Go through the entries and count the lines with the string "this" in them. Give only that number.

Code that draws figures
※ ※ ※
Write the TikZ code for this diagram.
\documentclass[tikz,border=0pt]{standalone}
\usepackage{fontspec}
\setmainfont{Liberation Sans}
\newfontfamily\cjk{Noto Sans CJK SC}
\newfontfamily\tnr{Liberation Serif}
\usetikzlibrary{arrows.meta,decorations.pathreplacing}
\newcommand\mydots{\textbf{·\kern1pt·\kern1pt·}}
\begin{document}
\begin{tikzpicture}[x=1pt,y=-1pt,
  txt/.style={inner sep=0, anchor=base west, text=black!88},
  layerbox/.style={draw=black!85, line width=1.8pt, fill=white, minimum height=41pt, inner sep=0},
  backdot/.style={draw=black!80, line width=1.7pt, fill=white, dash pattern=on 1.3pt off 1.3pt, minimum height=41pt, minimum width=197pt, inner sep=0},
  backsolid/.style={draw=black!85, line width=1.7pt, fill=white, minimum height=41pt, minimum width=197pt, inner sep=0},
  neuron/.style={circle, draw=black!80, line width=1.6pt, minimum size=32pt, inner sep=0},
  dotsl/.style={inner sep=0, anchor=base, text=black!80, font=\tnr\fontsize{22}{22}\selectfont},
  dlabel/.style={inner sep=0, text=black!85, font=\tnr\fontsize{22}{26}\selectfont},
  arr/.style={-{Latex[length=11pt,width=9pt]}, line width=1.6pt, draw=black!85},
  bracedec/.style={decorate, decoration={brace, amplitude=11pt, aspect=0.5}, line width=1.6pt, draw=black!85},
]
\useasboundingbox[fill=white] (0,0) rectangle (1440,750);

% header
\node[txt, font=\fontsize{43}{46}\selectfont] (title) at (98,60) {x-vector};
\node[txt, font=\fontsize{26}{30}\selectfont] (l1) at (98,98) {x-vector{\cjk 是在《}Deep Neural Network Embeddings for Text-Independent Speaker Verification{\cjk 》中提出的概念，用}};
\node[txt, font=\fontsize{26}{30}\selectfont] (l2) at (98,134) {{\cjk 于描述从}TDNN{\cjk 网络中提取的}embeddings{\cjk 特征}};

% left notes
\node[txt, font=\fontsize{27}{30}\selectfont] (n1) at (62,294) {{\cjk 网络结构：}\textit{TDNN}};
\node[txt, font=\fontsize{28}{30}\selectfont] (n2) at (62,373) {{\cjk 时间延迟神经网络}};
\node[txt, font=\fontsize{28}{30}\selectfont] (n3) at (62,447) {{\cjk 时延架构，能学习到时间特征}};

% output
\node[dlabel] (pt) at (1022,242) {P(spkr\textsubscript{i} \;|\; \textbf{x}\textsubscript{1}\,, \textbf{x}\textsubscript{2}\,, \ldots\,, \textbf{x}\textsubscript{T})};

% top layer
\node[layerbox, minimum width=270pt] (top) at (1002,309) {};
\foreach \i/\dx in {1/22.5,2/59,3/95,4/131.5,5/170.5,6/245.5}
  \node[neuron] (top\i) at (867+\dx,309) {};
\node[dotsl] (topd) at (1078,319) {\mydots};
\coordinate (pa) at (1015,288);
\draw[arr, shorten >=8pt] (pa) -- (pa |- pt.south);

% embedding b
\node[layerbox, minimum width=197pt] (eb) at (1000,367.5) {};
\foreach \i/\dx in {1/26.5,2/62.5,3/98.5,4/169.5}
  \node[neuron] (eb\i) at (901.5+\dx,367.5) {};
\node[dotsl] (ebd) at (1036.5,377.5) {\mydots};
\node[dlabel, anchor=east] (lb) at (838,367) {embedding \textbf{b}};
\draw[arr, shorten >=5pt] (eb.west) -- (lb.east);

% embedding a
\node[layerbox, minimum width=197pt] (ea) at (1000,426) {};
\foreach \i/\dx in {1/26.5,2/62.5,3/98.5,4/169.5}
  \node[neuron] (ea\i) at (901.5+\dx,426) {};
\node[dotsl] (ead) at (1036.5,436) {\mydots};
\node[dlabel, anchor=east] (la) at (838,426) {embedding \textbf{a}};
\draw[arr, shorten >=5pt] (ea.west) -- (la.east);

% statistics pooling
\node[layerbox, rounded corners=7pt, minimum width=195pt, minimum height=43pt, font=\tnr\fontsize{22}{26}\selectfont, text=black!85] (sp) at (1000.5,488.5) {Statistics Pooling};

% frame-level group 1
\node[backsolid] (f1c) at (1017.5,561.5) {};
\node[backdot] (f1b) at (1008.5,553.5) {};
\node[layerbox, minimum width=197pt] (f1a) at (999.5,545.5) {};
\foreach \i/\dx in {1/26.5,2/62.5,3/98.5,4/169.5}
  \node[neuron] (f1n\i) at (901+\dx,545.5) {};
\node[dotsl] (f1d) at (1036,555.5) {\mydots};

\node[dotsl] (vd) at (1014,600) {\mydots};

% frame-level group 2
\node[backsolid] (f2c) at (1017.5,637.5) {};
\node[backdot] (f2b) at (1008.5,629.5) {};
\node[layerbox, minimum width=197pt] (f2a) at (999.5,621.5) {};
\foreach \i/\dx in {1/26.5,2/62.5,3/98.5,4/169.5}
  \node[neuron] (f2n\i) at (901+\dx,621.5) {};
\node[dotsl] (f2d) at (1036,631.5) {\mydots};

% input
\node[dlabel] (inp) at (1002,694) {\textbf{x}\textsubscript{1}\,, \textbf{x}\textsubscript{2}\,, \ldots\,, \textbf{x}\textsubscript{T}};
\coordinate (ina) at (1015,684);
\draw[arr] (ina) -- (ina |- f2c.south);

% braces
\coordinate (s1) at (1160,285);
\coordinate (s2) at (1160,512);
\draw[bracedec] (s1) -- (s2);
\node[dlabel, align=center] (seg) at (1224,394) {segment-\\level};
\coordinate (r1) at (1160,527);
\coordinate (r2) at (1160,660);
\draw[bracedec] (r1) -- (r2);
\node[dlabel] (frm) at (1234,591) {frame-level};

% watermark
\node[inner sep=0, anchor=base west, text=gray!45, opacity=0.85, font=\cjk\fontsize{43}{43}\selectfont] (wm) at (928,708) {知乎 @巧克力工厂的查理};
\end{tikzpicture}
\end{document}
※ ※ ※
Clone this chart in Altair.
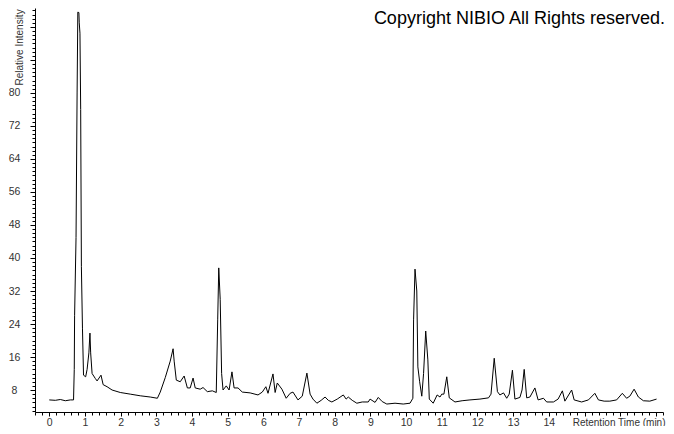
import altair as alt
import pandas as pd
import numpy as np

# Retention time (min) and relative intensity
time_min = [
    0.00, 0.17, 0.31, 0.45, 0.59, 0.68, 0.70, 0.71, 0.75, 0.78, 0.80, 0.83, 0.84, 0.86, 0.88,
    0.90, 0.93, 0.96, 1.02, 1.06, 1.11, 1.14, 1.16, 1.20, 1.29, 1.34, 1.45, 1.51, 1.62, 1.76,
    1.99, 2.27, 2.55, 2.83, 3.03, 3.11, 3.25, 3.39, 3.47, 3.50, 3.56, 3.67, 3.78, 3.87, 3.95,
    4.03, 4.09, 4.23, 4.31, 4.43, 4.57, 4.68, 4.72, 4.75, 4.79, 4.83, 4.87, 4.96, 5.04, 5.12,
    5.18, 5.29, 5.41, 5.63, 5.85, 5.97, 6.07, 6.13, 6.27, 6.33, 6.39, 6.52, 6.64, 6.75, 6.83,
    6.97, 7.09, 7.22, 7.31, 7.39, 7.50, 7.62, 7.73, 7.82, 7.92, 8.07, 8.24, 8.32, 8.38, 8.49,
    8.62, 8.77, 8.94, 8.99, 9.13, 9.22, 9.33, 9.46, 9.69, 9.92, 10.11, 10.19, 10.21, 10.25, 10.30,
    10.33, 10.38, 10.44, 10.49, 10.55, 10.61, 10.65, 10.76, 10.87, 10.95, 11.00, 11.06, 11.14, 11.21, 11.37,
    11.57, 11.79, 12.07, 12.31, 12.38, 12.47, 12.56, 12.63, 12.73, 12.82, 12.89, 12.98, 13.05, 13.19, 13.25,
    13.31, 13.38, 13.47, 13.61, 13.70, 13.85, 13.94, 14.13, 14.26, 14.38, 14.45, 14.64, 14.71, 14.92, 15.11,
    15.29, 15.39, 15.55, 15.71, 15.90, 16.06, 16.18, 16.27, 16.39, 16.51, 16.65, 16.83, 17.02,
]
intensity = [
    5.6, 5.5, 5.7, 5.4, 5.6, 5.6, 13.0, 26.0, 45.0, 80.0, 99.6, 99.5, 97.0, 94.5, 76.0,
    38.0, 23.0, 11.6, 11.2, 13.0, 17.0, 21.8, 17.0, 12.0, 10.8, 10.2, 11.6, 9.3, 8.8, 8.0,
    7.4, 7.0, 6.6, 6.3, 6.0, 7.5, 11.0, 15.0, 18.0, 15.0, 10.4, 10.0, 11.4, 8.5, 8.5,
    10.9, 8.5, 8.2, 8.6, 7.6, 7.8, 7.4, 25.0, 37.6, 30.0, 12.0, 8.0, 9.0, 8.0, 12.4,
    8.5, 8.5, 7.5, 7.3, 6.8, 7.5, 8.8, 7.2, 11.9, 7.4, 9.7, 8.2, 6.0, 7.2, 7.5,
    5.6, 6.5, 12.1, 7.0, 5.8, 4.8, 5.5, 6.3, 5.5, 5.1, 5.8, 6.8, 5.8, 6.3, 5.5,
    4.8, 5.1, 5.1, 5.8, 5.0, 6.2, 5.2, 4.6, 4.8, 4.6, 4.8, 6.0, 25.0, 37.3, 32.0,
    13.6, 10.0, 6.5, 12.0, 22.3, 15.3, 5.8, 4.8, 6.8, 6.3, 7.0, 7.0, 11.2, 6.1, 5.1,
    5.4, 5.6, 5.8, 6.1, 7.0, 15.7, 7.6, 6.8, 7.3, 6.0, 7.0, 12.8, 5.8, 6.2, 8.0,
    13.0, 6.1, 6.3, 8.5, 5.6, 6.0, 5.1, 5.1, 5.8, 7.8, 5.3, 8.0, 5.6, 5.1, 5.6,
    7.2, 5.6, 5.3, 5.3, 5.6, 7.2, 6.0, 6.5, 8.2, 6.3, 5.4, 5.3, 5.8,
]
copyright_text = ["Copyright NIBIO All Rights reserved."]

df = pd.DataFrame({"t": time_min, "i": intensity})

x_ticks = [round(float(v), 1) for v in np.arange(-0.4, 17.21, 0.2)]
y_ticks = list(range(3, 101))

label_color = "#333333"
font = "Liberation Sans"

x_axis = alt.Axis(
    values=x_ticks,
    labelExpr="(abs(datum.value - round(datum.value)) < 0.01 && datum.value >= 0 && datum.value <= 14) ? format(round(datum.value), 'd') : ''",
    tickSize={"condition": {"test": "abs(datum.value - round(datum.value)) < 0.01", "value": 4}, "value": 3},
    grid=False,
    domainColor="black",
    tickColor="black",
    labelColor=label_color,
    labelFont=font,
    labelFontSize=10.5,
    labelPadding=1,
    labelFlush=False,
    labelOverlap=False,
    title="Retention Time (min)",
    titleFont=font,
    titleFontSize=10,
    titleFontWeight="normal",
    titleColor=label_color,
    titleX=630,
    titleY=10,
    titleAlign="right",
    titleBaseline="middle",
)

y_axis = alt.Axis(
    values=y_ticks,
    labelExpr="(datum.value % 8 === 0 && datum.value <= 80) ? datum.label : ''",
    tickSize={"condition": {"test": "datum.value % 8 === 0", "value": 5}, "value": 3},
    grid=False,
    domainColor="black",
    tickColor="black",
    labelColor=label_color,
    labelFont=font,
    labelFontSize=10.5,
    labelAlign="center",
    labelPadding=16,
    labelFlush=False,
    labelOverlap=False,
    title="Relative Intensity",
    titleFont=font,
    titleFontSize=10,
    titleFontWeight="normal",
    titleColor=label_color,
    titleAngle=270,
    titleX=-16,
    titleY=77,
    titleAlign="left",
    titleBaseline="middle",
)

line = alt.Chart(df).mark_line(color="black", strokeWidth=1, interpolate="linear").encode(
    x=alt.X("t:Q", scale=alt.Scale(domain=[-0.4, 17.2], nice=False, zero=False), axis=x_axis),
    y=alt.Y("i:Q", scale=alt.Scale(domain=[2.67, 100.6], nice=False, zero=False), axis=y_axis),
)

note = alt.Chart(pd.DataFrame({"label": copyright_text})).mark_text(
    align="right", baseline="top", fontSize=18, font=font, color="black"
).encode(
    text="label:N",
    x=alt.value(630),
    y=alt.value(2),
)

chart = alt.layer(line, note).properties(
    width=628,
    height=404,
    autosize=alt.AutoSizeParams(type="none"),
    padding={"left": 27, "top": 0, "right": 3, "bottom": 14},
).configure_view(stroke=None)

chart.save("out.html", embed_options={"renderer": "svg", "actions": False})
※ ※ ※
> **Written answer**: 2